Analysts note, however, that the e-mobility sector has grown rapidly in Kenya, with electric vehicle adoption increasing more than 3,000% between 2024 and 2026 — a structural shift that is beginning to reduce the country’s exposure to fuel price shocks, at least at the margins. Renewable energy advocates have long argued that dependence on imported fossil fuels is not merely a climate issue but an economic vulnerability — and the current crisis is making that argument with unusual force.
What Comes Next
The immediate horizon for Kenya depends heavily on how long the Iran war disruption persists. Ruto’s statement committed the government to ongoing monitoring and decisive action, with the National Treasury and Ministry of Energy tasked with assessing international fuel prices continuously and implementing mitigating measures where necessary. The Central Bank of Kenya is also involved, reflecting the currency and reserve implications of a sustained import price shock.

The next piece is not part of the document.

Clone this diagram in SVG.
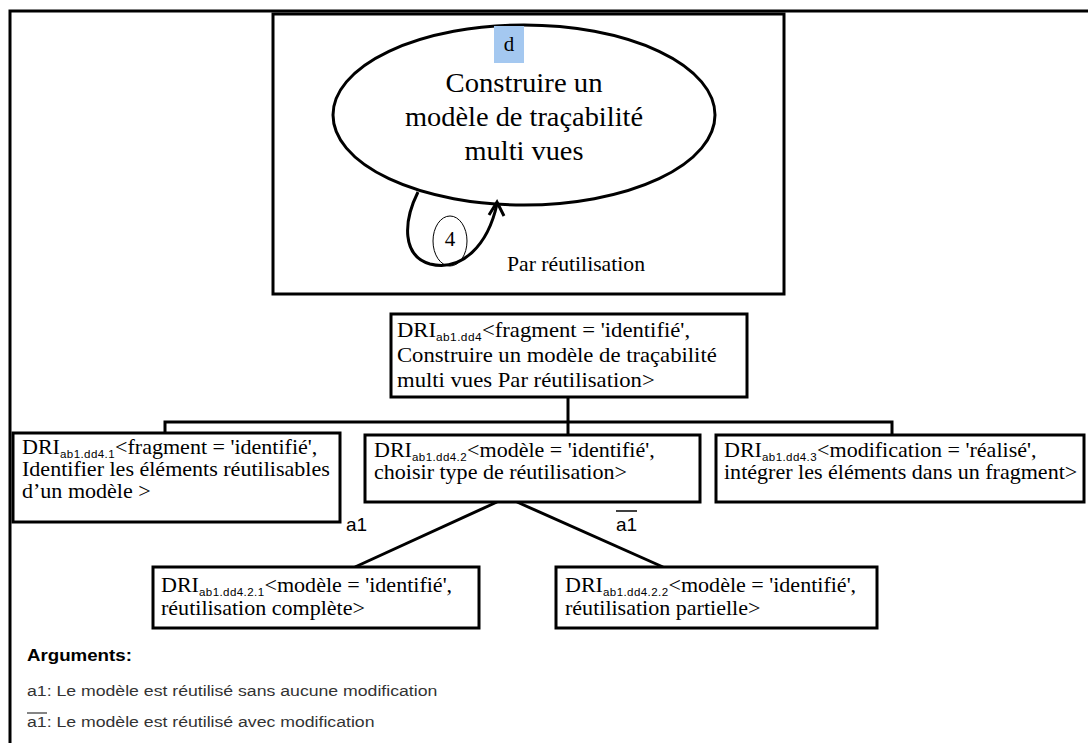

If the Strait of Hormuz remains disrupted and crude stays above $110 a barrel, Kenya — like most of sub-Saharan Africa — will face compounding pressure: higher pump prices, elevated food costs, currency depreciation risks, and reduced purchasing power for households that are already managing tight budgets. The G-to-G arrangement provides a structural buffer, but it does not eliminate the fundamental vulnerability of an economy that imports every barrel of oil it consumes.
What Kenya’s response does illustrate is the value of advance structural positioning — both the G-to-G supply architecture built in 2023 and the fertiliser stockpiling ahead of the planting season — in providing breathing room when external shocks arrive. Whether that buffer holds through the coming months will depend as much on geopolitics in the Gulf as on decisions made in Nairobi.